Nanowood is produced by taking certain cuts of regular wood and chemically removing all the lignin from it. The lignin is responsible for the brown colour and hardness normally associated with wood. This is removed completely to make white paper that does not yellow with age.

(Source: New Atlas)

The process to make nanowood is somewhat similar to making paper. The wood is cut while paying attention to its grain and then it is boiled in sodium hydroxide and sodium sulfite. It is then treated with hydrogen peroxide to remove lignin and most of the hemicellulose. It is finally freeze-dried to maintain the structure of the wood rather than mashing it up as in the case of paper.

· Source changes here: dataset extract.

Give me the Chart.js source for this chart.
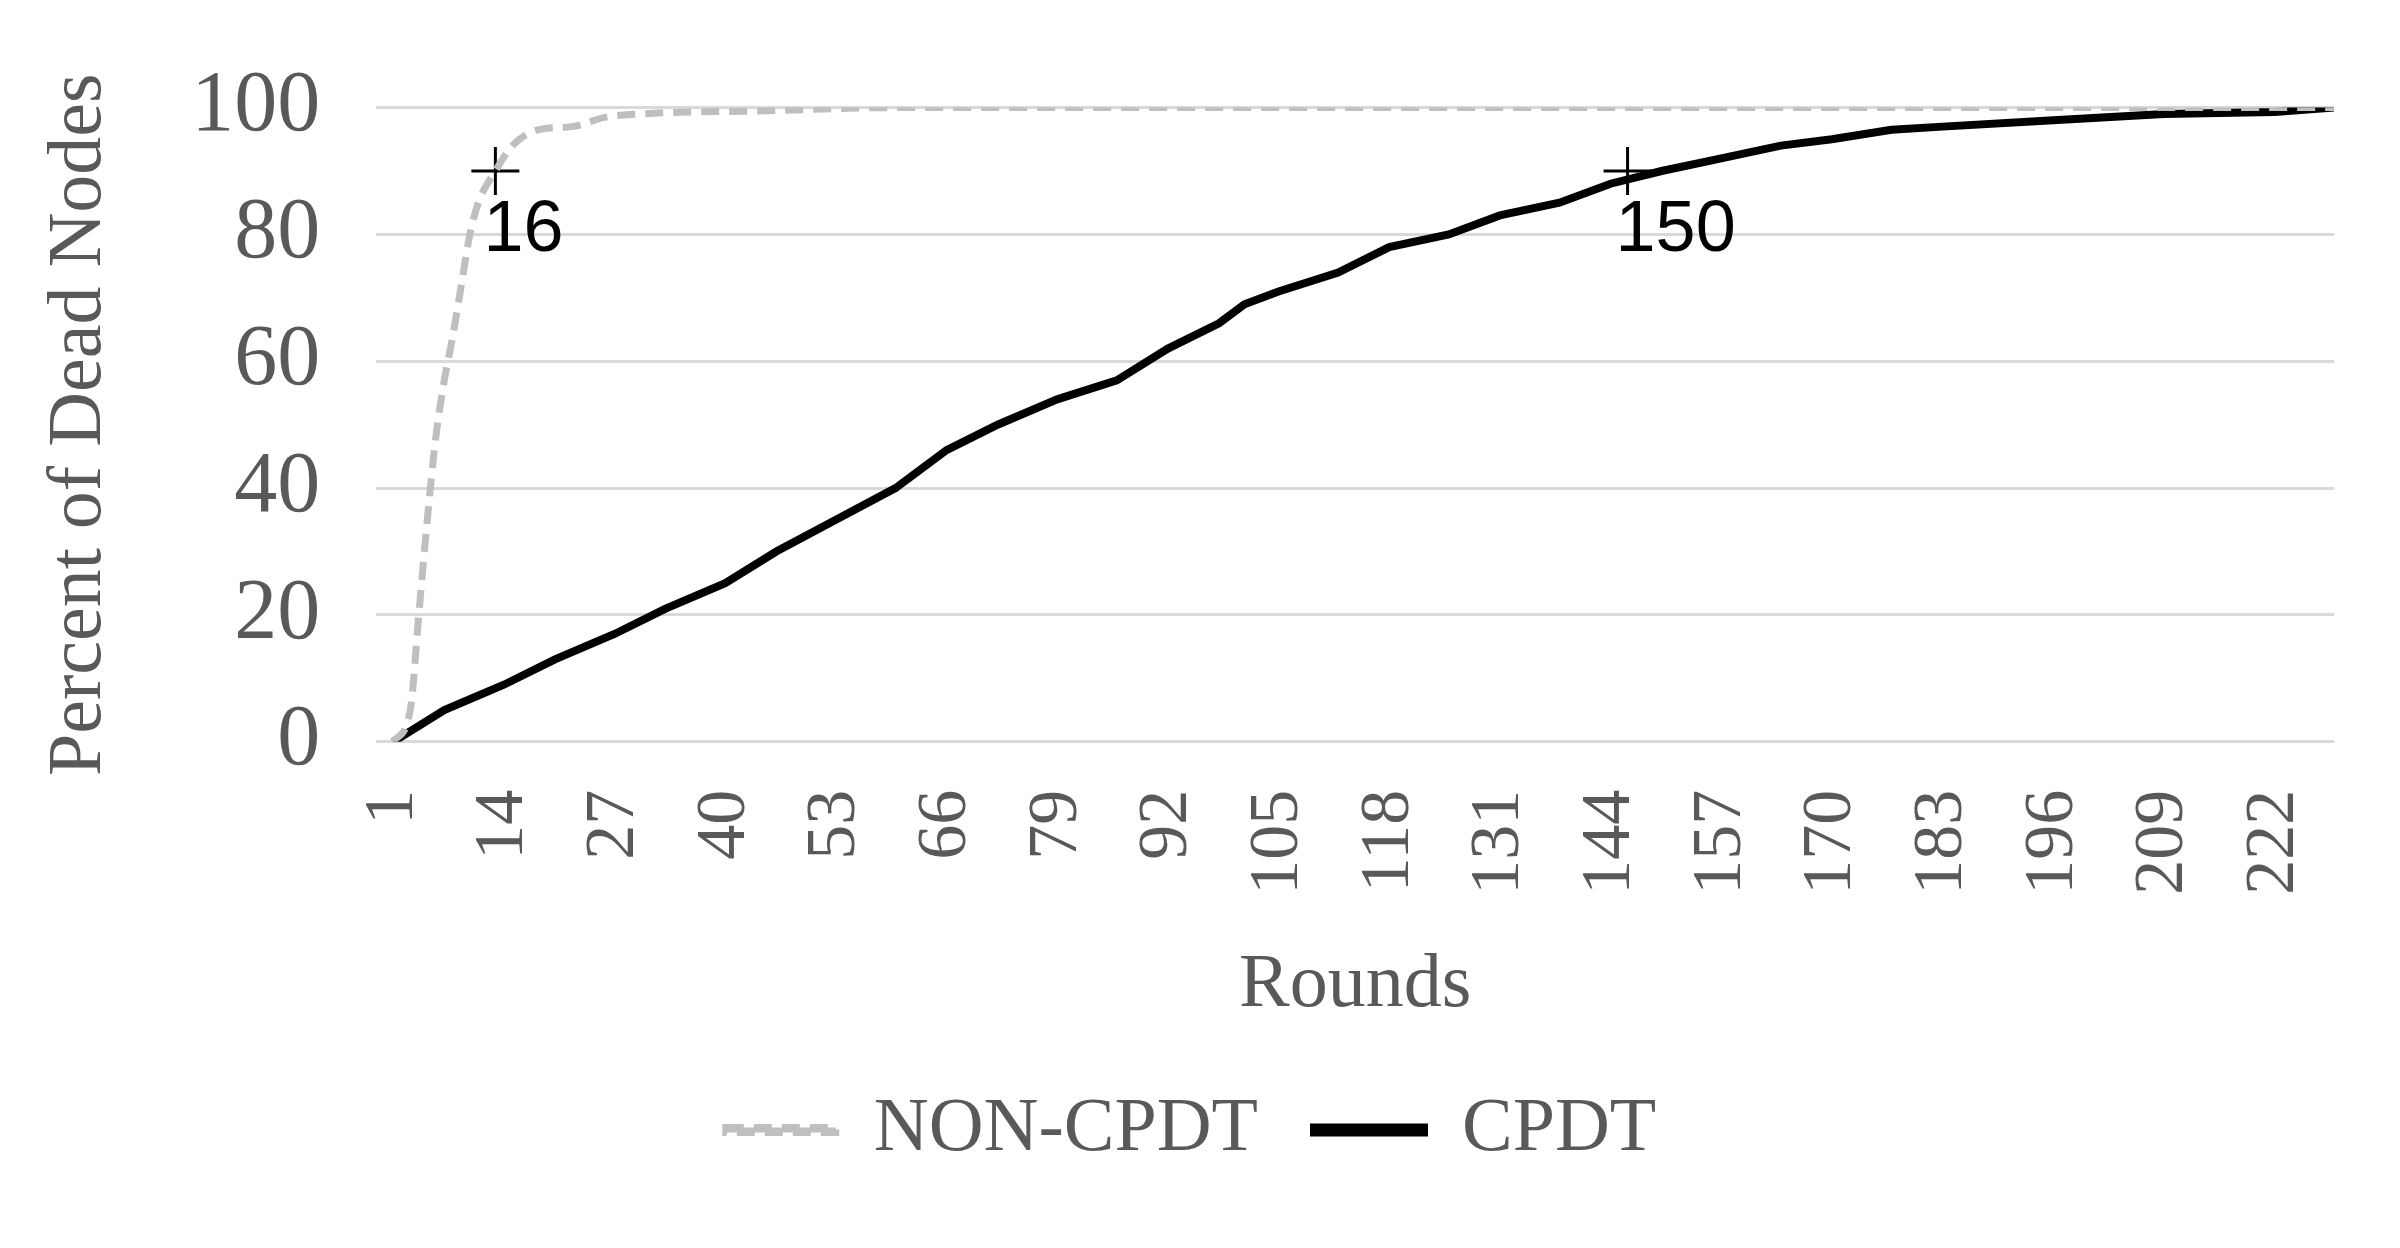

When the lignin is taken out of the block of wood, you are left with a lightweight, white bundle of cellulose fibres. These fibres act as effective insulators and are better at blocking heat than silica-based materials. They also have anisotropic properties dues their tubular shape.

(Source: New Atlas)

This means they can conduct in line with the fibres but block the flew in any other direction. Designers can use this property to channel heat around the house as they see fit by changing the orientation of the nanowood. It naturally reflects sunlight and can be produced in a number of sizes depending on the use.

There still need to be a lot of improvements before it can be used commercially. It is wood-based so it is a fire hazard and the time it takes as well as the cost of the freeze-drying process will also play a huge role in its acceptance or rejection from the industry.

(Source: New Atlas)

If the costs can be brought down, we might see it being commercially used in the not so distant future.